Begin with the first line and repeat exactly through the line containing "(0,0) rectangle (1216,1088);"; leave every image out.
-- start STORED DATA --
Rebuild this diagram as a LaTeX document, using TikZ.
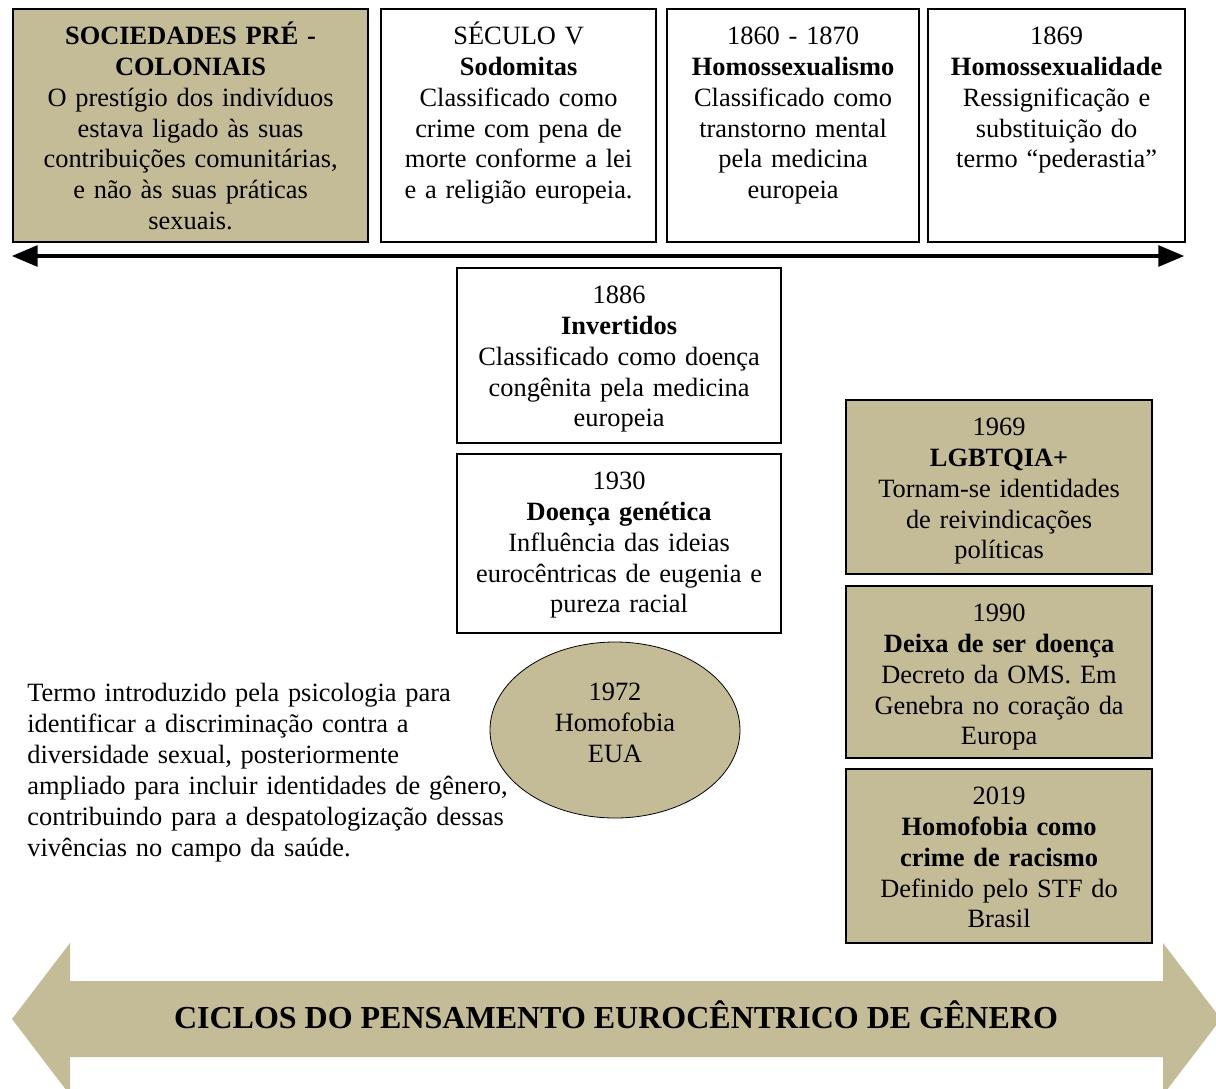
\documentclass[tikz,border=0pt]{standalone}
\usepackage{fontspec}
\setmainfont{Liberation Serif}
\usepackage{tikz}
\usetikzlibrary{arrows,shapes.geometric}
\definecolor{ctan}{RGB}{196,188,150}

\begin{document}
\begin{tikzpicture}[x=0.5pt,y=-0.5pt,>=triangle 45,
  box node/.style={draw,line width=1.1pt,inner sep=0pt,anchor=north west,align=center,
    font=\fontsize{13.2}{15.4}\selectfont,text height=17.75pt},
  tan node/.style={box node,fill=ctan},
  white node/.style={box node,fill=white},
  oval node/.style={ellipse,draw,fill=ctan,inner sep=0pt,align=center,text width=70pt,
    text height=12pt,text depth=42pt,font=\fontsize{13.2}{15.6}\selectfont}]
  \useasboundingbox (0,0) rectangle (1216,1088);

  % top row
  \node[tan node,text width=177.5pt,text depth=98.75pt] (1) at (12,8)
    {\textbf{SOCIEDADES PRÉ -}\\\textbf{COLONIAIS}\\O prestígio dos indivíduos\\estava ligado às suas\\contribuições comunitárias,\\e não às suas práticas\\sexuais.};
  \node[white node,text width=137.5pt,text depth=98.75pt] (2) at (380,8)
    {SÉCULO V\\\textbf{Sodomitas}\\Classificado como\\crime com pena de\\morte conforme a lei\\e a religião europeia.};
  \node[white node,text width=126pt,text depth=98.75pt] (3) at (666,8)
    {1860 - 1870\\\textbf{Homossexualismo}\\Classificado como\\transtorno mental\\pela medicina\\europeia};
  \node[white node,text width=128.5pt,text depth=98.75pt] (4) at (927,8)
    {1869\\\textbf{Homossexualidade}\\Ressignificação e\\substituição do\\termo “pederastia”};

  \coordinate (tlw) at (12,256);
  \coordinate (tle) at (1184,256);
  \draw[<->,line width=2pt] (tlw) -- (tle);

  % middle column
  \node[white node,text width=162pt,text depth=69.5pt] (5) at (456,267)
    {1886\\\textbf{Invertidos}\\Classificado como doença\\congênita pela medicina\\europeia};
  \node[white node,text width=162pt,text depth=71.75pt] (6) at (456,453)
    {1930\\\textbf{Doença genética}\\Influência das ideias\\eurocêntricas de eugenia e\\pureza racial};
  \node[oval node,minimum width=125pt,minimum height=88pt] (7) at (615,730)
    {1972\\Homofobia\\EUA};
  \node[anchor=base west,inner sep=0pt,text width=245pt,align=left,
    font=\fontsize{13.2}{15.5}\selectfont] (8) at (27,701)
    {Termo introduzido pela psicologia para\\identificar a discriminação contra a\\diversidade sexual, posteriormente\\ampliado para incluir identidades de gênero,\\contribuindo para a despatologização dessas\\vivências no campo da saúde.};

  % right column
  \node[tan node,text width=153pt,text depth=69.25pt] (9) at (845,399)
    {1969\\\textbf{LGBTQIA+}\\Tornam-se identidades\\de reivindicações\\políticas};
  \node[tan node,text width=153pt,text depth=68.25pt] (10) at (845,585)
    {1990\\\textbf{Deixa de ser doença}\\Decreto da OMS. Em\\Genebra no coração da\\Europa};
  \node[tan node,text width=153pt,text depth=69.25pt] (11) at (845,768)
    {2019\\\textbf{Homofobia como}\\\textbf{crime de racismo}\\Definido pelo STF do\\Brasil};

  % big arrow
  \fill[ctan] (12,1019) -- (70,943) -- (70,981) -- (1163,981) -- (1163,943)
    -- (1221,1019) -- (1163,1095) -- (1163,1057) -- (70,1057) -- (70,1095) -- cycle;
  \node[anchor=base,inner sep=0pt,font=\fontsize{16}{19}\selectfont\bfseries] (12) at (616,1028)
    {CICLOS DO PENSAMENTO EUROCÊNTRICO DE GÊNERO};
\end{tikzpicture}
\end{document}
-- end STORED DATA --
__SOLUTION BELOW__
Rebuild this diagram as a LaTeX document, using TikZ.
\documentclass[tikz,border=0pt]{standalone}
\usepackage{fontspec}
\setmainfont{Liberation Serif}
\usepackage{tikz}
\usetikzlibrary{arrows,shapes.geometric}
\definecolor{ctan}{RGB}{196,188,150}

\begin{document}
\begin{tikzpicture}[x=0.5pt,y=-0.5pt,>=triangle 45,
  box node/.style={draw,line width=1.1pt,inner sep=0pt,anchor=north west,align=center,
    font=\fontsize{13.2}{15.4}\selectfont,text height=17.75pt},
  tan node/.style={box node,fill=ctan},
  white node/.style={box node,fill=white},
  oval node/.style={ellipse,draw,fill=ctan,inner sep=0pt,align=center,text width=70pt,
    text height=12pt,text depth=42pt,font=\fontsize{13.2}{15.6}\selectfont}]
  \useasboundingbox (0,0) rectangle (1216,1088);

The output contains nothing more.